--- START COLLECTED MATERIAL ---

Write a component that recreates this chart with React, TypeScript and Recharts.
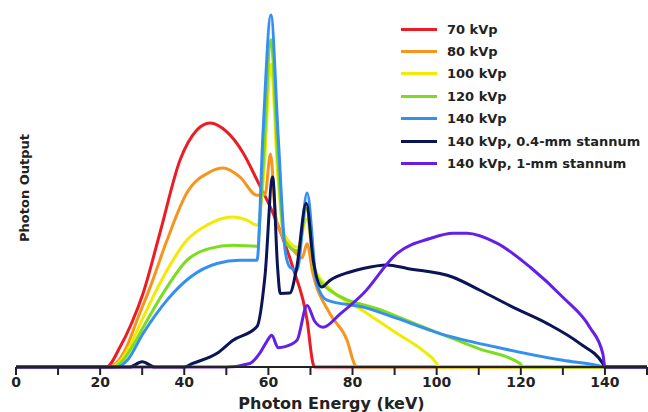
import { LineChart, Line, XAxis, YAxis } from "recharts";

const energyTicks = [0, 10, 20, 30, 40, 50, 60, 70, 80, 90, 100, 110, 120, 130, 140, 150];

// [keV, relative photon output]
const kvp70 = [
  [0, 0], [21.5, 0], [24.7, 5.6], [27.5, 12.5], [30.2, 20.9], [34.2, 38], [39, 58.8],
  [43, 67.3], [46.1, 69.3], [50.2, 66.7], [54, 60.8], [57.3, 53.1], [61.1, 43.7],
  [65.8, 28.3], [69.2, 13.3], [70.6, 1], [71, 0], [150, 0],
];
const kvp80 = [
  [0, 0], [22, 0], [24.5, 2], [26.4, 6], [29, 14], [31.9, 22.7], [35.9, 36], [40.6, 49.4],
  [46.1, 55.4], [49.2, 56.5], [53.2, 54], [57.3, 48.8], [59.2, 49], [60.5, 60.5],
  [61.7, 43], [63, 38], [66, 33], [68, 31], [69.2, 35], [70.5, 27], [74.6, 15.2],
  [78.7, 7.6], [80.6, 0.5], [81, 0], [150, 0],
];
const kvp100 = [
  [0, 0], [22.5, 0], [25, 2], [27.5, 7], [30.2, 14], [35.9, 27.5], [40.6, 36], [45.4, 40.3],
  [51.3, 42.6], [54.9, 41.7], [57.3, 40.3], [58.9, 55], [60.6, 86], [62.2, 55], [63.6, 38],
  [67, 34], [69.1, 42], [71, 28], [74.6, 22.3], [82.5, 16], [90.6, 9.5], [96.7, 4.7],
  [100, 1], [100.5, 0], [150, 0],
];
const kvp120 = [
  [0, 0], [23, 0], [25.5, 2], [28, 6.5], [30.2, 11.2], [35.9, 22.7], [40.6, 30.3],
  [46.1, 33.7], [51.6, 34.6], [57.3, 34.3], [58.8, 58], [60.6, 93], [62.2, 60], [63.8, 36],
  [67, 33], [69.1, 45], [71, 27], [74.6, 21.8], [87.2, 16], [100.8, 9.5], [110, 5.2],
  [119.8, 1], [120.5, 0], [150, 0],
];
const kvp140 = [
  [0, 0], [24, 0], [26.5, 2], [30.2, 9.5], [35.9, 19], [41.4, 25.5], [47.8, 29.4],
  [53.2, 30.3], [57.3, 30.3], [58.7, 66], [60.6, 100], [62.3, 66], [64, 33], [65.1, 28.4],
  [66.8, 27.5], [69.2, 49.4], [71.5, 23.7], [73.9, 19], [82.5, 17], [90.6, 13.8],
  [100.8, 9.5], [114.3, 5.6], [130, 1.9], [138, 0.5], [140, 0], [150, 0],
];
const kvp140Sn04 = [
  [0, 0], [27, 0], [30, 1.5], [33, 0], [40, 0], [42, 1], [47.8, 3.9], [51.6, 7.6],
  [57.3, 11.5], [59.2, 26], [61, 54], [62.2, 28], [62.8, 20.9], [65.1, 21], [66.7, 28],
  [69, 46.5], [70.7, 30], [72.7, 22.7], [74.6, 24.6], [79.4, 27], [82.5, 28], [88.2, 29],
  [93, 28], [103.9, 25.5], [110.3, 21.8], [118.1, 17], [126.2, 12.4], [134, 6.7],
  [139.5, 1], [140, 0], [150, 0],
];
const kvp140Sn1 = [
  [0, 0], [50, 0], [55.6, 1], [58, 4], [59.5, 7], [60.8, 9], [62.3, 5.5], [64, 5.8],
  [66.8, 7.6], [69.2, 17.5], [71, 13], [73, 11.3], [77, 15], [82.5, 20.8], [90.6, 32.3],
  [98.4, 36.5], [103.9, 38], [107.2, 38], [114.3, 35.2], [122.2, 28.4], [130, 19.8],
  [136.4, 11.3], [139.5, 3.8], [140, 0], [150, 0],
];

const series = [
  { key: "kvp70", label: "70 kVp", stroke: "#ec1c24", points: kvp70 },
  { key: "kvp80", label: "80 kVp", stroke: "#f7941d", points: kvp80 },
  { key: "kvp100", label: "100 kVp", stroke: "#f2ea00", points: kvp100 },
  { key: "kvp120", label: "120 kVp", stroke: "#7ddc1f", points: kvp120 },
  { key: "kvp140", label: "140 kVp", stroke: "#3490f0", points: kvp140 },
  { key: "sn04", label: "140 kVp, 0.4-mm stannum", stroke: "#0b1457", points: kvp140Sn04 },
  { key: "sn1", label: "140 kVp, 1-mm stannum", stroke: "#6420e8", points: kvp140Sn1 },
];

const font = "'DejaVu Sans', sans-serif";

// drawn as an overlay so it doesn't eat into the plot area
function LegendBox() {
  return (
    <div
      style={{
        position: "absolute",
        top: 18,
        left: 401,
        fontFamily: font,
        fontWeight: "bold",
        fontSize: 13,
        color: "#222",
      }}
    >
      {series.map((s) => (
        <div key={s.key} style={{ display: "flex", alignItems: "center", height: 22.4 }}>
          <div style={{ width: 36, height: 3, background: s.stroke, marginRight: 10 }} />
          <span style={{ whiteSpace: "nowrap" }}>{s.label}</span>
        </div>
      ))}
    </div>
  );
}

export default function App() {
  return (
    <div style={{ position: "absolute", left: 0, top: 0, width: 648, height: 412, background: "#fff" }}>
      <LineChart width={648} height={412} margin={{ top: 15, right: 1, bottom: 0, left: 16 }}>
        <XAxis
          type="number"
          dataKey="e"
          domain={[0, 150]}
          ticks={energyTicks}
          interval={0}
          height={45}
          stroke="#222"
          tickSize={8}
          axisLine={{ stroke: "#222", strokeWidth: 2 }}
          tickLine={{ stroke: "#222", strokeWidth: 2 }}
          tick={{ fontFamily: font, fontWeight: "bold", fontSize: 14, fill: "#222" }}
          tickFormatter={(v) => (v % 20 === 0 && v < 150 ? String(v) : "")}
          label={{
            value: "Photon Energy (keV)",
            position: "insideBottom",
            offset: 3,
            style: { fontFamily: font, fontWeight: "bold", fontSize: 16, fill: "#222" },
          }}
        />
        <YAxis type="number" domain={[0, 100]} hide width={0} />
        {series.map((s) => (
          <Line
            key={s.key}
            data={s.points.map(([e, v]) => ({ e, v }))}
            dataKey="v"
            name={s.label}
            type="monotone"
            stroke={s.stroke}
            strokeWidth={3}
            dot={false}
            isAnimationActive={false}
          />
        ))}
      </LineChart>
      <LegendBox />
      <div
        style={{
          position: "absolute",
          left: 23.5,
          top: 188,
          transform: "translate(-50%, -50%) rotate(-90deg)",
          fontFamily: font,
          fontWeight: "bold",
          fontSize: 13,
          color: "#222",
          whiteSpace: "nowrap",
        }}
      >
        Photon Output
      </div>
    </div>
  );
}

--- END COLLECTED MATERIAL ---

Leave out the pictures. Transcribe only the lines above, from the first through the one that contains "130, 140, 150];".

Write a component that recreates this chart with React, TypeScript and Recharts.
import { LineChart, Line, XAxis, YAxis } from "recharts";

const energyTicks = [0, 10, 20, 30, 40, 50, 60, 70, 80, 90, 100, 110, 120, 130, 140, 150];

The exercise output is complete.